EDD requires the TCSP to obtain additional documentation on source of wealth, source of funds, and the ultimate beneficial ownership chain. The TCSP must also conduct ongoing transaction monitoring for any unusual activity and report any suspicious transactions to the Joint Financial Intelligence Unit (JFIU) within 15 business days. The JFIU reported in its 2024 annual report that it received 92,000 suspicious transaction reports (STRs) in 2024, a 15% increase year-on-year, underscoring the intensifying scrutiny on the sector.
Cross-Border Trust Structures and Jurisdictional Considerations
The Interaction with PRC Trust Law and the HKMA Framework
For trusts with a connection to the People’s Republic of China—whether through a PRC-resident settlor, a beneficiary who is a PRC tax resident, or underlying assets located in the PRC—the new Hong Kong licensing regime interacts with the PRC Trust Law (2001) and the PRC’s own anti-money laundering framework. The HKMA’s SPM module TCSP-3 explicitly addresses this, requiring TCSPs to verify that any PRC-related trust complies with PRC foreign exchange controls, particularly State Administration of Foreign Exchange (SAFE) Circular 37 (2014) and Circular 13 (2023) on outbound direct investment.
A practical consequence is that a Hong Kong-licensed TCSP administering a trust with PRC assets must now obtain a legal opinion from PRC-qualified counsel confirming the trust structure does not violate PRC capital controls before accepting the engagement. This requirement was not present under the old registration regime.
The Role of BVI and Cayman Trusts in the Hong Kong Ecosystem
The new licensing regime does not directly regulate trust structures established in BVI, Cayman, or Bermuda. However, the Hong Kong-licensed TCSP that acts as the “administrator” or “trustee” of such an offshore trust—even if the trustee is a BVI or Cayman entity—must now ensure that the offshore trustee itself meets the fit-and-proper standards of the Hong Kong regime. This is achieved through a contractual undertaking between the Hong Kong TCSP and the offshore trustee, a practice the HKMA has termed “deemed supervision” in its guidance note TCSP-4.
The HKMA estimates that approximately 65% of Hong Kong TCSPs administer at least one offshore trust structure, with BVI being the most common jurisdiction of incorporation for the underlying trust vehicle. The new regime effectively extends Hong Kong’s regulatory perimeter to these offshore structures, at least to the extent that a Hong Kong-licensed TCSP is involved in their administration.
Actionable Takeaways
- All TCSPs must submit their license applications to either the HKMA or Customs and Excise Department by 30 September 2025; any entity operating after this date without a license will be committing a criminal offence under Section 53ZJ of the AMLO, carrying a maximum fine of HKD 500,000 and imprisonment for six months.
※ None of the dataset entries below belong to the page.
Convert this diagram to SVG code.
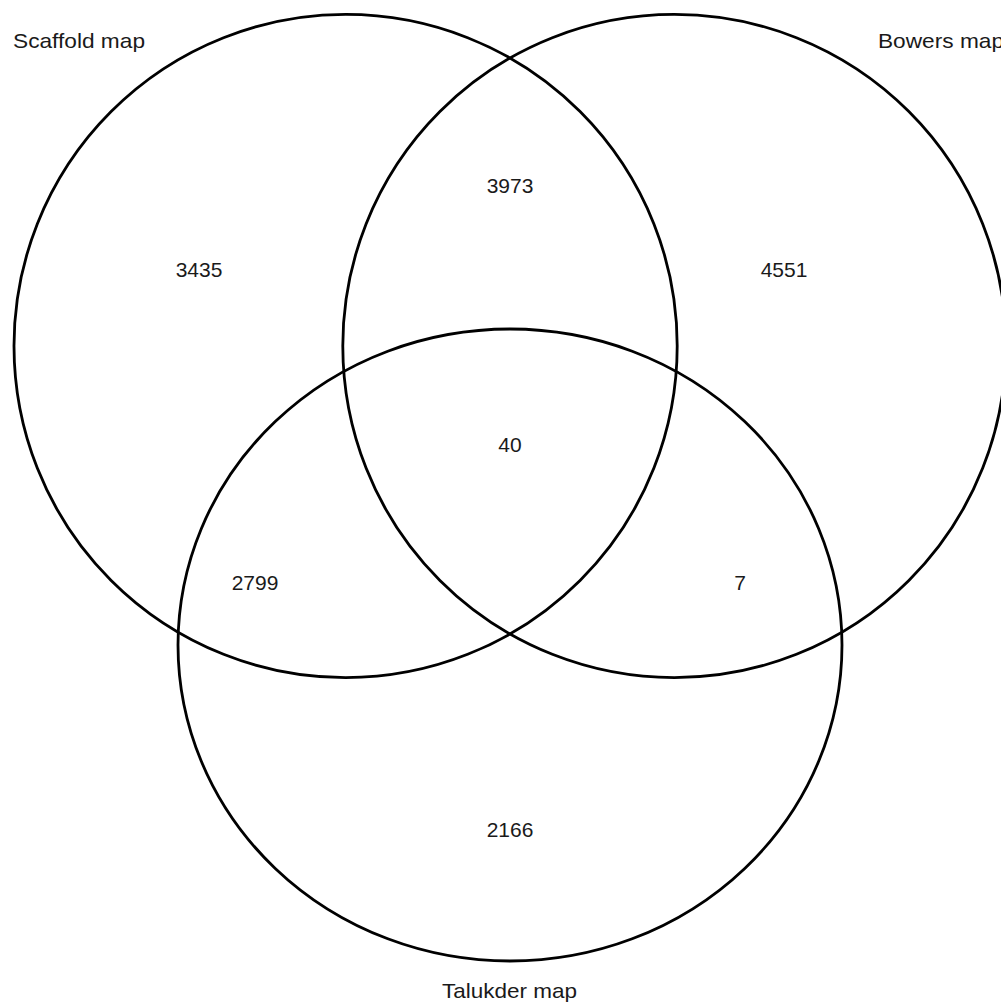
<svg xmlns="http://www.w3.org/2000/svg" width="1001" height="1007" viewBox="0 0 1001 1007">
<style>
.set{fill:none;stroke:#000;stroke-width:2.8}
.lbl{font-family:"Liberation Sans",Arial,sans-serif;font-size:21px;fill:#1a1a1a}
.num{font-family:"Liberation Sans",Arial,sans-serif;font-size:21px;fill:#1a1a1a;text-anchor:middle}
</style>
<rect width="1001" height="1007" fill="#fff"/>
<g id="scaffold">
<circle class="set" cx="345.6" cy="346" r="331.6"/>
<text class="lbl" x="13" y="48" textLength="132" lengthAdjust="spacingAndGlyphs">Scaffold map</text>
</g>
<g id="bowers">
<circle class="set" cx="674.4" cy="346" r="331.6"/>
<text class="lbl" x="878" y="48" textLength="126" lengthAdjust="spacingAndGlyphs">Bowers map</text>
</g>
<g id="talukder">
<ellipse class="set" cx="510" cy="645" rx="332" ry="316"/>
<text class="lbl" x="442" y="998" textLength="135" lengthAdjust="spacingAndGlyphs">Talukder map</text>
</g>
<g id="regions">
<text class="num" x="199" y="277">3435</text>
<text class="num" x="510" y="193">3973</text>
<text class="num" x="784" y="277">4551</text>
<text class="num" x="510" y="452">40</text>
<text class="num" x="255" y="590">2799</text>
<text class="num" x="740" y="590">7</text>
<text class="num" x="510" y="837">2166</text>
</g>
</svg>
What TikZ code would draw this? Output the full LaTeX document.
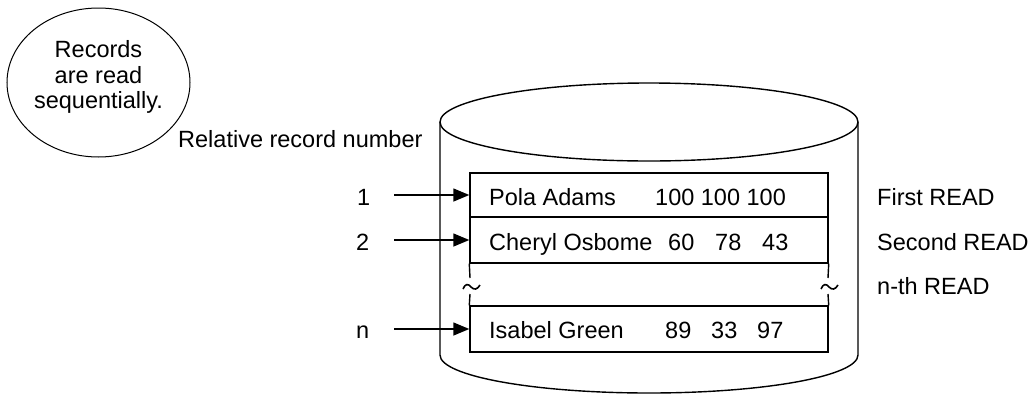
\documentclass[tikz,border=0pt]{standalone}
\usepackage{fontspec}
\setmainfont{Liberation Sans}
\usetikzlibrary{arrows.meta,shapes.geometric}
\begin{document}
\begin{tikzpicture}[x=1pt,y=-1pt,
  line/.style={line width=1.4pt},
  txt/.style={inner sep=0pt, anchor=base west, font=\fontsize{23.5}{25}\selectfont},
  rec/.style={draw, line width=1.4pt, minimum width=358pt, inner sep=0pt},
  arr/.style={line width=1.4pt, -{Triangle[length=16pt,width=13pt]}},
  tildemark/.style={line width=1.6pt}]
\useasboundingbox (0,0) rectangle (1032,394);
% note ellipse
\node[draw, ellipse, line width=1pt, minimum width=183pt, minimum height=149pt, inner sep=0pt] (note) at (98.5,82.5) {};
\node[inner sep=0pt, align=center, font=\fontsize{23.5}{25.5}\selectfont] (notetext) at (98.5,77) {Records\\are read\\sequentially.};
% cylinder
\draw[line] (649,122) ellipse[x radius=209, y radius=39];
\coordinate (cl) at (440,122);
\coordinate (cr) at (858,122);
\draw[line] (cl) -- (440,355) arc[start angle=180, end angle=0, x radius=209, y radius=38] -- (cr);
% records
\node[rec, minimum height=44pt] (r1) at (649,195) {};
\node[rec, minimum height=46pt] (r2) at (649,240) {};
\node[rec, minimum height=46pt] (rn) at (649,329) {};
\coordinate (bl1) at (470,278);
\coordinate (bl2) at (470,294);
\coordinate (br1) at (828,278);
\coordinate (br2) at (828,294);
\draw[line] (r2.south west) -- (bl1);
\draw[line] (bl2) -- (rn.north west);
\draw[line] (r2.south east) -- (br1);
\draw[line] (br2) -- (rn.north east);
\draw[tildemark] (463,289) .. controls (465,284) and (468,283) .. (471,287) .. controls (474,290) and (477,290) .. (480,285);
\draw[tildemark] (821,289) .. controls (823,284) and (826,283) .. (829,287) .. controls (832,290) and (835,290) .. (838,285);
% record texts
\node[txt] (n1) at (489,205) {Pola Adams};
\node[txt] (v1) at (655,205) {100 100 100};
\node[txt] (n2) at (489,250) {Cheryl Osbome};
\node[txt] (v2a) at (668,250) {60};
\node[txt] (v2b) at (715,250) {78};
\node[txt] (v2c) at (762,250) {43};
\node[txt] (n3) at (489,338) {Isabel Green};
\node[txt] (v3a) at (665,338) {89};
\node[txt] (v3b) at (711,338) {33};
\node[txt] (v3c) at (757,338) {97};
% relative record numbers
\node[txt] (rrn) at (178,147) {Relative record number};
\node[txt] (l1) at (357,205) {1};
\node[txt] (l2) at (356,250) {2};
\node[txt] (ln) at (356,338) {n};
\coordinate (s1) at (394,195);
\coordinate (s2) at (394,240);
\coordinate (sn) at (394,329);
\draw[arr] (s1) -- (r1.west);
\draw[arr] (s2) -- (r2.west);
\draw[arr] (sn) -- (rn.west);
% read labels
\node[txt] (f1) at (877,205) {First READ};
\node[txt] (f2) at (877,250) {Second READ};
\node[txt] (fn) at (877,294) {n-th READ};
\end{tikzpicture}
\end{document}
- Trust practitioners must conduct a full retrospective compliance review of all existing client relationships by 31 March 2026, with particular focus on fee disclosure statements and conflict-of-interest declarations that were not previously required.
- Any trust involving a beneficiary or settlor from a FATF-listed high-risk jurisdiction will require enhanced due diligence documentation, including source-of-wealth verification and ongoing transaction monitoring, to be in place before the transitional period ends.
- For cross-border structures involving PRC assets, a legal opinion from PRC-qualified counsel on compliance with SAFE Circular 37 and Circular 13 is now a mandatory pre-engagement requirement under HKMA SPM TCSP-3.
- Beneficiaries now have a statutory right to lodge complaints directly with the HKMA or Customs, and TCSPs must establish internal complaint-handling procedures that comply with the 30-business-day response timeline set out in the HKMA’s February 2025 guidelines.